Bhaktivedanta Hospital & Research Institute has been successful in mobilizing people participation, donors’ support toward infrastructure, and providing human resource for operationalizing PPP model.
On areas where government should invest
- Government should prioritize in spending for public health.
- Government should offer land and incentives for opening hospital facilities in rural and tribal areas.
- Although there are PHCs in rural and tribal areas, still there is a lack of expert doctors, para-medical staff, adequate stock of medicines, and state-of-the-art equipment.
- For more resources to translate into better services, the monitoring of public healthcare services needs to improve, and local bodies like panchayats need to be included in monitoring.
- Better awareness of wellness, preventive care, and diagnosis.
- Invest in skill development as the doctor-to-patient ratio is very low.
- Use the available skilled manpower and train them in various medical fields to utilize their services at district/taluka level.
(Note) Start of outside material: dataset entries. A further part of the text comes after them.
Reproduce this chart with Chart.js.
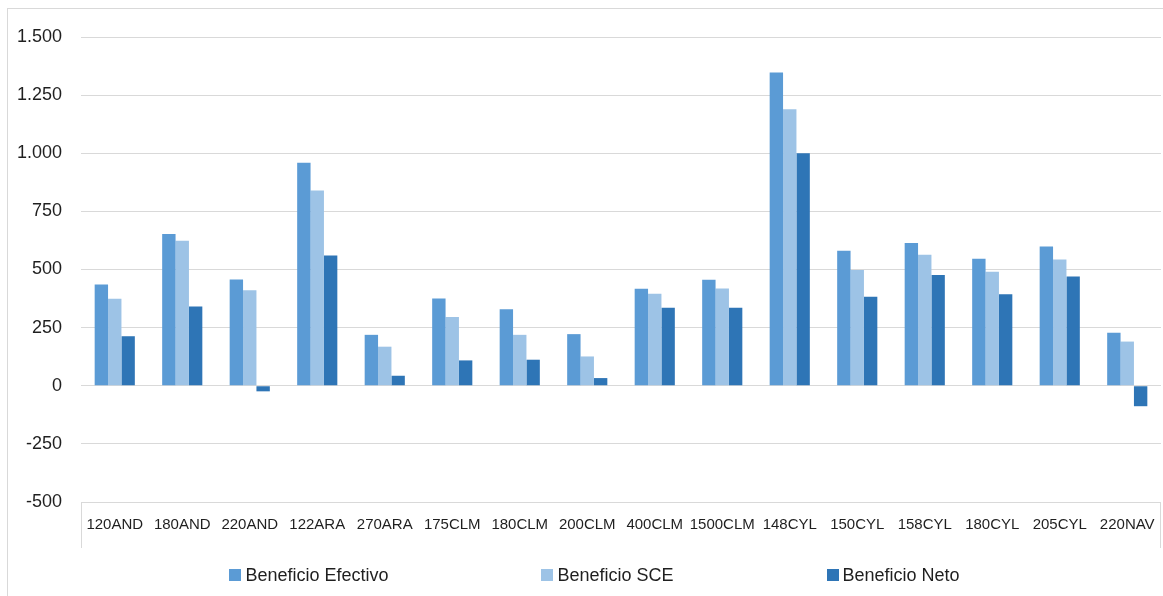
<!DOCTYPE html>
<html>
<head>
<meta charset="utf-8">
<script src="https://cdn.jsdelivr.net/npm/chart.js@4/dist/chart.umd.min.js"></script>
<style>
  html, body { margin: 0; padding: 0; background: #fff; }
  #wrap { width: 1163px; height: 596px; position: relative; }
</style>
</head>
<body>
<div id="wrap"><canvas id="c" width="1163" height="596"></canvas></div>
<script>
const categories = ["120AND","180AND","220AND","122ARA","270ARA","175CLM","180CLM","200CLM","400CLM","1500CLM","148CYL","150CYL","158CYL","180CYL","205CYL","220NAV"];
const beneficioEfectivo = [435, 653, 457, 959, 219, 375, 329, 222, 417, 456, 1347, 581, 614, 546, 599, 228];
const beneficioSCE      = [374, 624, 411, 840, 168, 296, 219, 126, 396, 418, 1189, 498, 563, 490, 543, 190];
const beneficioNeto     = [213, 341, -24, 560, 43, 109, 112, 33, 335, 335, 1000, 383, 476, 394, 470, -88];
const seriesNames = ["Beneficio Efectivo", "Beneficio SCE", "Beneficio Neto"];
const yMin = -500, yMax = 1500, yStep = 250;

const FONT = "'Liberation Sans', Arial, sans-serif";
const TEXT = "#1f1f1f";
const GRID = "#D9D9D9";

function fmt(v) {
  const neg = v < 0;
  const s = String(Math.abs(v)).replace(/\B(?=(\d{3})+(?!\d))/g, ".");
  return (neg ? "-" : "") + s;
}

const framePlugin = {
  id: "frame",
  beforeDraw(chart) {
    const ctx = chart.ctx;
    ctx.save();
    ctx.fillStyle = "#fff";
    ctx.fillRect(0, 0, chart.width, chart.height);
    ctx.strokeStyle = GRID;
    ctx.lineWidth = 1;
    ctx.strokeRect(7.5, 8.5, chart.width + 20, chart.height + 20);
    ctx.restore();
  },
  afterDraw(chart) {
    const ctx = chart.ctx;
    const xs = chart.scales.x;
    ctx.save();
    ctx.strokeStyle = GRID;
    ctx.lineWidth = 1;
    ctx.beginPath();
    ctx.moveTo(Math.round(xs.left) + 0.5, xs.top);
    ctx.lineTo(Math.round(xs.left) + 0.5, xs.bottom);
    ctx.moveTo(Math.round(xs.right) - 0.5, xs.top);
    ctx.lineTo(Math.round(xs.right) - 0.5, xs.bottom);
    ctx.stroke();

    // legend
    const ds = chart.data.datasets;
    ctx.font = "18px " + FONT;
    ctx.textBaseline = "middle";
    ctx.textAlign = "left";
    const box = 12, gapText = 4, gapItem = 153;
    const widths = ds.map(d => box + gapText + ctx.measureText(d.label).width);
    const total = widths.reduce((a, b) => a + b, 0) + gapItem * (ds.length - 1);
    let x = 594.5 - total / 2;
    const y = 575;
    ds.forEach((d, i) => {
      ctx.fillStyle = d.backgroundColor;
      ctx.fillRect(Math.round(x), y - box / 2, box, box);
      ctx.fillStyle = TEXT;
      ctx.fillText(d.label, x + box + gapText, y + 1);
      x += widths[i] + gapItem;
    });
    ctx.restore();
  }
};

new Chart(document.getElementById("c"), {
  type: "bar",
  data: {
    labels: categories,
    datasets: [
      { label: seriesNames[0], data: beneficioEfectivo, backgroundColor: "#5B9BD5" },
      { label: seriesNames[1], data: beneficioSCE, backgroundColor: "#9DC3E6" },
      { label: seriesNames[2], data: beneficioNeto, backgroundColor: "#2E75B6" }
    ]
  },
  options: {
    responsive: false,
    animation: false,
    devicePixelRatio: 1,
    layout: { padding: { left: 0, right: 2, top: 37, bottom: 48 } },
    datasets: { bar: { categoryPercentage: 0.595, barPercentage: 1.0, borderWidth: 0 } },
    plugins: {
      legend: { display: false },
      tooltip: { enabled: false }
    },
    scales: {
      x: {
        grid: { display: false, drawTicks: false },
        border: { display: false },
        ticks: { color: TEXT, font: { family: FONT, size: 15, lineHeight: 3.07 }, padding: 0, maxRotation: 0, autoSkip: false },
        afterFit(scale) { scale.height = 46; }
      },
      y: {
        min: yMin, max: yMax,
        border: { display: false },
        grid: { color: GRID, lineWidth: 1, drawTicks: false },
        ticks: { stepSize: yStep, color: TEXT, font: { family: FONT, size: 18 }, padding: 19, callback: v => fmt(v) },
        afterFit(scale) { scale.width = 81; }
      }
    }
  },
  plugins: [framePlugin]
});
</script>
</body>
</html>
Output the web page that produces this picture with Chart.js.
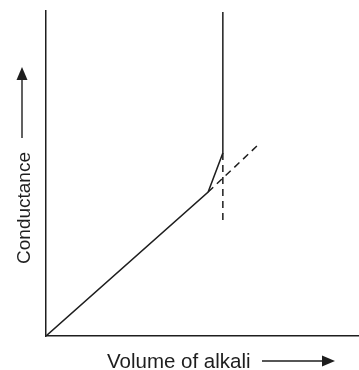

- Healthcare professionals need to be trained for soft skills like empathy, communication, etc.
On healthcare policy
India is divided into haves and have-nots. There is a peculiar requirement at every stage. However, the government intervention is mandatory to monitor the smooth functioning of healthcare facilities. In such situations, the healthcare sector should incorporate:
- Focus on preventive health
- Indigenous resource funding – which will focus on traditional methods along with modern technology. Ayurveda, naturopathy, and other alternative therapies to be combined with allopathy for better patient care
- Use of nano-technology
- Improved infrastructure in rural India
- Intensive training of community-based health workers, the involvement of traditional leaders, and local delivery of services
- Treatment at the level of body, mind, and soul
Bhaktivedanta Hospital & Research Institute is a project of Sri Chaitanya Seva Trust. The hospital is located at Mira Road, Thane District, and is NABH-accredited. It serves a population of 5.6 million. The focus of the hospital is not only to provide medical service at the level of body but also at the level of mind and soul. The hospital is also engaged in research and development. The hospital has successfully implemented three PPP models at Hamrapur, Ambiste, and Vikramgadh in Wada Taluka, Palghar district. It works toward self-sustainability. The hospital’s services have been recognized at various forums and they have been recipient of many awards such as Ethical Organization in Healthcare Services, award for PPP Healthcare Model, Sach Bharat Samman Award for Ethics, Transparency, and Spirituality at work, etc. to name a few.